This is a short one.
Eugene is on line 1 with a customer. Line 3 rings. I see from caller ID that it's from the number of a well-known SC who always asks to speak to one of our male employees in sequence. He starts asking for Carl, then the chief of development, then the owner, then Eugene. Always in that order. If he ends up talking to me because no one else is there, it's quite clear that he's Not Happy but has no choice but to accept help from a Female. Ugh.
But it's my job to deal with customers so I pick it up.
SC: I'd like to speak with Eugene.
Ah. From this I can tell he's already spoken with Eugene today. Otherwise, Eugene being choice #4 on his list, he'd have asked me for Carl, then the chief of development then the owner, THEN Eugene. Eugene probably filled him in on his very limited options earlier today.
I transfer the call to Eugene.
Not 15 second later. RING-RING.
Same guy. I pick up.
SC: Eugene's not there. I got his VOICE MAIL.
His tone sounded like he was accusing me of hiding Eugene's body.
Me: I apologize. He's defintely here but he's with another cusotmer at the moment.
SC: How long will *that* take.
Again with that tone! As if helping OTHER customers is somehow goofing off while keeping His Majesty waiting.
And I'm thinking "How the fuck would I know?

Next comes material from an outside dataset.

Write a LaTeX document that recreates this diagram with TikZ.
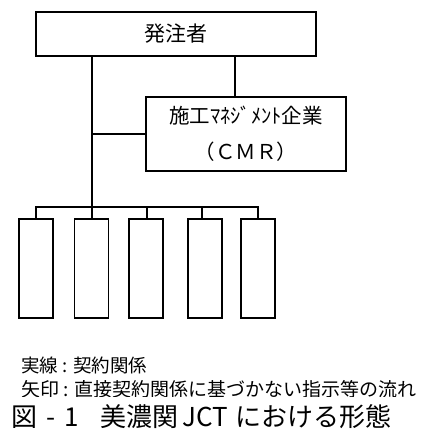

If it's a needy pompous asshole who expects us to spend ages talking him down from a royal snit every time he forgets to plug something in, then it could be a while."
But of course I don't get paid to say what I'm thinking.
Me: I really can't say but if you leave a message for him he will certainly call you back as soon as he's available.
SC heaves a sigh and says NOTHING.
Ah, passive-aggression. Of course. He's the type for it.
He thinks I'll get all flustered by the oh-so-awkward silence and fill it by telling him what he wants to hear. Unfortunately (for him) it takes a wee bit more than anything he's dished out to fluster me. The more over the top full of themselves someone is, the more difficult it is for me to take them seriously.
In fact I was starting to find the whole situation a little funny. Which isn't really good if it comes out in my voice. So I decided to say something and hurry it along.
Me: Sir? Would you like his voice mail?
SC: I SUPPOSE that will have to do.
Oh, man. I almost laughed at loud but stopped myself. Good thing he couldn't see the big grin on my face.